Les plates-formes de propagation ont elles aussi changé. Avant, le mode de contamination était essentiellement l'e-mail. Désormais, il suffit d'aller sur un site Web. Il faut savoir qu'un script inséré dans le code d'une page Web permet de modifier en temps réel une clef de registre.

Ainsi, les pirates viennent ajouter du code dans les pages d'origine des serveurs, soit un script ou un iframe, qui va pointer vers un autre serveur. Ainsi, un internaute visitant le site et n'ayant pas un système à jour, comme cela est fréquent, téléchargera le code du programme malveillant.

Les attaques de script - VBS, Javascript, PHP, iframe, etc. - vont de pair avec la montée en puissance de Storm Worm. Depuis août, la base de signature des scripts malveillants a ainsi progressé de 300%.

"Les consoles d'administration permettent de géolocaliser les victimes par pays"

Quelles sont les particularités de Storm Bot ?

En plus d'une grande force de calcul, il permet aux pirates de géolocaliser l'ensemble des zombies et repose sur une technologie de P2P. Storm Botnet se compose ainsi de machines hôtes mâles qui vont essayer de trouver 1.000 à 2.000 femelles prêtes à accéder au code géniteur du programme. En outre chaque femelle sera reliée à au minimum 3 machines hôtes. Le maillage est très rapide car les femelles vont essayer également de propager des enveloppes vides à 1.000 à 2.000 autres machines.

Les consoles d'administration permettent quant à elles désormais de géolocaliser les victimes par pays. Un pirate peut même établir des rapports statistiques par pays et télédistribuer une attaque à l'échelon national ou international. Ce mode opératoire permet d'ailleurs de remettre en cause l'implication des autorités chinoises dans les attaques contre la France. Les machines zombies peuvent en effet se trouver en Chine, mais le commanditaire, via ces consoles d'administration évoluées, peut être dans un autre pays.

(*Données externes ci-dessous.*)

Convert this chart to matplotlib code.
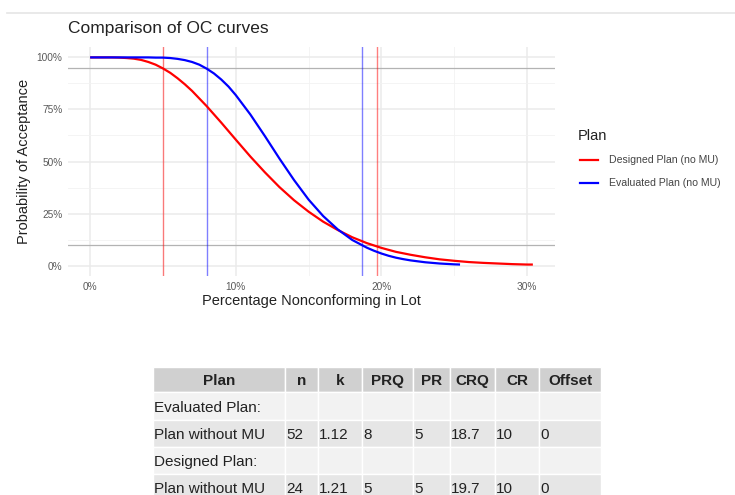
import matplotlib
matplotlib.use("Agg")
import matplotlib.pyplot as plt
from matplotlib.patches import Rectangle
from matplotlib.lines import Line2D

plt.rcParams['font.family'] = ['Liberation Sans', 'DejaVu Sans']

# OC curve points: percent nonconforming vs probability of acceptance
designed_p = [0, 1, 1.5, 2, 2.5, 3, 3.5, 4, 4.5, 5, 5.5, 6, 6.5, 7, 8, 9, 10,
              11, 12, 13, 14, 15, 16, 17, 18, 19, 20, 21, 22, 23, 24, 25, 26,
              27, 28, 29, 30, 30.4]
designed_pa = [1.000, 1.000, 1.000, 0.999, 0.997, 0.994, 0.988, 0.978, 0.965,
               0.947, 0.926, 0.900, 0.871, 0.839, 0.766, 0.687, 0.605, 0.524,
               0.448, 0.377, 0.314, 0.259, 0.211, 0.171, 0.136, 0.108, 0.085,
               0.066, 0.052, 0.040, 0.030, 0.023, 0.017, 0.013, 0.010, 0.007,
               0.005, 0.005]

evaluated_p = [0, 1, 2, 3, 3.5, 4, 4.5, 5, 5.5, 6, 6.5, 7, 7.5, 8, 8.5, 9, 9.5,
               10, 11, 12, 13, 14, 15, 16, 17, 18, 19, 19.5, 20, 20.5, 21, 21.5,
               22, 23, 24, 25, 25.4]
evaluated_pa = [1.000, 1.000, 1.000, 1.000, 1.000, 1.000, 0.999, 0.999, 0.997,
                0.993, 0.987, 0.978, 0.965, 0.946, 0.923, 0.894, 0.860, 0.819,
                0.726, 0.622, 0.514, 0.411, 0.317, 0.238, 0.174, 0.123, 0.086,
                0.071, 0.058, 0.047, 0.038, 0.031, 0.025, 0.016, 0.010, 0.006,
                0.005]

# Plan table
table_columns = ["Plan", "n", "k", "PRQ", "PR", "CRQ", "CR", "Offset"]
table_rows = [
    ["Evaluated Plan:", "", "", "", "", "", "", ""],
    ["Plan without MU", "52", "1.12", "8", "5", "18.7", "10", "0"],
    ["Designed Plan:", "", "", "", "", "", "", ""],
    ["Plan without MU", "24", "1.21", "5", "5", "19.7", "10", "0"],
]

# Quality levels used for the reference lines
designed_prq, designed_crq = 5, 19.7
evaluated_prq, evaluated_crq = 8, 18.7
producer_risk, consumer_risk = 5, 10

W, H = 735, 495
fig = plt.figure(figsize=(W / 100, H / 100), dpi=100)

def fx(px):
    return px / W

def fy(py):
    return 1 - py / H

# Separator line at the top of the page
fig.add_artist(Line2D([fx(7), fx(735)], [fy(13), fy(13)], color="#e5e5e5", lw=1.2))

# Plot panel
left, right, top, bottom = 68, 555, 47, 276
ax = fig.add_axes([fx(left), fy(bottom), fx(right - left), (bottom - top) / H])
ax.set_facecolor("white")
for s in ax.spines.values():
    s.set_visible(False)

xmin, xmax = 0, 30.4
pad = 0.05 * (xmax - xmin)
ax.set_xlim(xmin - pad, xmax + pad)
ax.set_ylim(-0.05, 1.05)

# Grid (major and minor)
for v in [5, 15, 25]:
    ax.axvline(v, color="#f2f2f2", lw=0.6, zorder=0)
for v in [0, 10, 20, 30]:
    ax.axvline(v, color="#ebebeb", lw=1.1, zorder=0)
for v in [0.125, 0.375, 0.625, 0.875]:
    ax.axhline(v, color="#f2f2f2", lw=0.6, zorder=0)
for v in [0, 0.25, 0.5, 0.75, 1.0]:
    ax.axhline(v, color="#ebebeb", lw=1.1, zorder=0)

# Risk levels
ax.axhline(1 - producer_risk / 100, color="#b3b3b3", lw=0.9, zorder=1)
ax.axhline(consumer_risk / 100, color="#b3b3b3", lw=0.9, zorder=1)

# Quality levels
ax.axvline(designed_prq, color="red", alpha=0.5, lw=1.0, zorder=1)
ax.axvline(designed_crq, color="red", alpha=0.5, lw=1.0, zorder=1)
ax.axvline(evaluated_prq, color="blue", alpha=0.5, lw=1.0, zorder=1)
ax.axvline(evaluated_crq, color="blue", alpha=0.5, lw=1.0, zorder=1)

ax.plot(designed_p, designed_pa, color="red", lw=1.6, zorder=3,
        solid_capstyle="butt", solid_joinstyle="round")
ax.plot(evaluated_p, evaluated_pa, color="blue", lw=1.6, zorder=3,
        solid_capstyle="butt", solid_joinstyle="round")

ax.set_xticks([0, 10, 20, 30])
ax.set_xticklabels(["0%", "10%", "20%", "30%"])
ax.set_yticks([0, 0.25, 0.5, 0.75, 1.0])
ax.set_yticklabels(["0%", "25%", "50%", "75%", "100%"])
ax.tick_params(length=0, labelsize=7.3, labelcolor="#5a5a5a", pad=4)

ax.set_xlabel("Percentage Nonconforming in Lot", fontsize=10.5, color="#222222",
              labelpad=2)
ax.set_ylabel("Probability of Acceptance", fontsize=10.5, color="#222222",
              labelpad=4)

fig.text(fx(68), fy(28), "Comparison of OC curves", fontsize=12.5,
         color="#222222", va="center", ha="left")

# Legend
fig.text(fx(578), fy(136), "Plan", fontsize=10.5, color="#222222", va="center")
legend_items = [("Designed Plan (no MU)", "red", 160),
                ("Evaluated Plan (no MU)", "blue", 183)]
for label, col, y in legend_items:
    fig.add_artist(Line2D([fx(580), fx(598)], [fy(y), fy(y)], color=col, lw=1.6))
    fig.text(fx(609), fy(y), label, fontsize=7.6, color="#444444", va="center")

# Table
col_edges = [153, 285, 318, 362, 413, 450, 495, 539, 601]
row_edges = [367, 392, 420, 447, 474, 501]
row_colors = ["#f2f2f2", "#e6e6e6", "#f2f2f2", "#e6e6e6"]
header_color = "#d0d0d0"

def cell(x0, x1, y0, y1, color):
    fig.add_artist(Rectangle((fx(x0), fy(y1)), fx(x1 - x0), (y1 - y0) / H,
                             facecolor=color, edgecolor="white", lw=1.0))

for j, name in enumerate(table_columns):
    x0, x1 = col_edges[j], col_edges[j + 1]
    cell(x0, x1, row_edges[0], row_edges[1], header_color)
    fig.text(fx((x0 + x1) / 2), fy((row_edges[0] + row_edges[1]) / 2 + 5.5), name,
             fontsize=11, fontweight="bold", color="#222222",
             ha="center", va="baseline")

for i, row in enumerate(table_rows):
    y0, y1 = row_edges[i + 1], row_edges[i + 2]
    for j, val in enumerate(row):
        x0, x1 = col_edges[j], col_edges[j + 1]
        cell(x0, x1, y0, y1, row_colors[i])
        if val:
            fig.text(fx(x0 + 1), fy((y0 + y1) / 2 + 5.5), val, fontsize=11,
                     color="#222222", ha="left", va="baseline")

fig.savefig("out.png", dpi=100, facecolor="white")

Autrefois, un botnet était facilement géolocalisable car il reposait sur quelques machines poussant l'attaque. Il suffisait alors d'examiner les traces sur un ordinateur zombie pour retrouver l'identité de ces serveurs hôtes. Une fois ces derniers désactivés, le réseau zombie s'écroulait.

Un tel maillage signifie-t-il qu'il est désormais impossible de déconnecter un botnet ?

Ce serait comme essayer d'arrêter un réseau P2P type Kazaa. Trop de machines sont à la fois clientes et serveurs pour qu'il soit possible de faire s'écrouler le réseau de partage. Pour venir à bout de Storm Botnet, il faudrait parvenir à nettoyer l'ensemble des ordinateurs contaminés. Or, il y aura toujours des machines vulnérables.

 
En savoir plus
 
 
 

De vieux programmes comme Blaster, Sasser, Mydoom continuent par exemple d'être au Top 5 des attaques sur le câble. Cela signifie qu'il y a toujours des postes vulnérables qui véhiculent le code sur les réseaux. Avec une propagation multiplate-forme, les pirates s'assurent de toujours disposer d'un nombre de bots suffisant. Et ils y ont tout intérêt puisque leurs profits en dépendent directement.